Help With Student Loans Is the 'Hot' New Employee Benefit
There's a new employee benefit making waves in business: student loan contributions. More and more employers, including Pricewaterhouse Coopers, Nataxis and Chegg, are giving their employees a specified amount of money each month to put toward paying off their loans.
It's a new concept, and just 3 percent of employers offered the perk in 2015, according to a survey conducted by the Society for Human Resource Managers. But student loan help is an attractive new benefit employers should familiarize themselves with.
What exactly happens when employers help pay student loans? And what are the pros and cons? Let's consider:
1. (Pro). Hiring and retention are improved.
The student debt crisis has reached an all-time high: Research from the Institute of College Access and Success found that 69 percent of graduates at public and nonprofit colleges in 2014 finished school with student loan debt.
It's no surprise, of course, that student loan assistance will likely influence a young professional's career path. It's a perk employees actually want, and they want it more than some traditional benefits. In fact, 55 percent of student loan holders surveyed by iontuition in July 2015 said they would choose to divert health benefit contributions from their employer toward paying off their debt.
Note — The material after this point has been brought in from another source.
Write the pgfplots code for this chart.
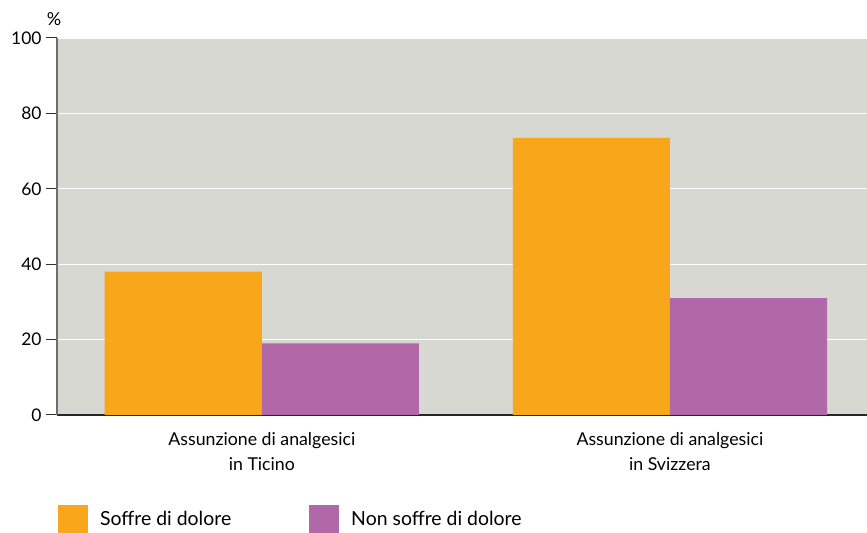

In addition, 49 percent said they would rather have student loan payment contributions than a 401k plan.
When talented professionals have more opportunities and have their pick of employers, student loan contributions may be the differentiating factor an employer needs to beat out the competition. Offering this perk can also help current employees feel satisfied and valued at work, boosting retention.
2. (Pro). Stress is reduced.
Employees are stressed by work, their home lives and their everyday finances. Add in a whopping amount of student loan debt, and professionals are even more overwhelmed by financial stress -- which can take a serious toll on their workplace performance.
A study published by Rand in 2015 found that financial concerns, along with lack of sleep and the care of family members, all put a dent in productivity. In addition, a 2015 PwC survey of working adults in the United States. showed that 37 percent spent three or more hours at work each week thinking about personal finances.
Offering student loan assistance can reduce some of that stress, helping employees to focus on work and improve productivity. Contributing to loan debt also shows employees that their company cares about their well-being -- something employees look for. In a survey of U.S. and Canadian employees by Virgin Pulse this year, 40 percent said they wished their employers cared more about their financial well-being.
Satisfying employee needs and showing that they are valued, then, helps to inspire loyalty, improve engagement and reduce stress -- improving productivity overall.
3. (Pro). Employees save money.
Some perks look great on paper but, in reality, do little for employees. But student loan assistance isn't just some buzzword employers use to draw in fresh talent; it has a real impact on employees' livelihoods and can dramatically improve their financial standing.
A recent report by NerdWallet looked at the effect of a company contribution benefit in reducing payments for student-loan holders with an average debt of $29,400. The researchers found that when employees make minimum monthly payments and apply the benefit, the time required to pay back the loan is cut down by three years, on average. And paying off the loan three years faster means employees save about $4,100 in interest payments.
Offering student loan contributions, then, gives employees a benefit that is truly valuable, improving their finances and helping them become happier and more productive professionals.
4. (Con) But employees pay more taxes.
Student-loan contributions aren't necessarily a slam dunk, though: There are tax implications employers should consider before offering the benefit.
As the law stands now, student loan assistance from employers is treated as taxable income. So, employees could be saving money and shaving off time from their loan repayment plan, yet paying more money in taxes.
That doesn't mean loan contributions aren't helpful -- but they could be more helpful if the benefit were exempt from taxes.
It turns out this might happen: If Congress passes the Employer Participation in Student Loan Assistance Act, the law will extend the tax exclusion that applies to employer-provided tuition assistance, to include contributions to student loans.
So, think about it: Despite the (current) added tax burden, student loan contributions are a hot new employee benefit your organization may want to consider. And your employees, especially the younger ones, will love you for it.
Do you think student loan contributions are the right benefit for your employees? Why or why not?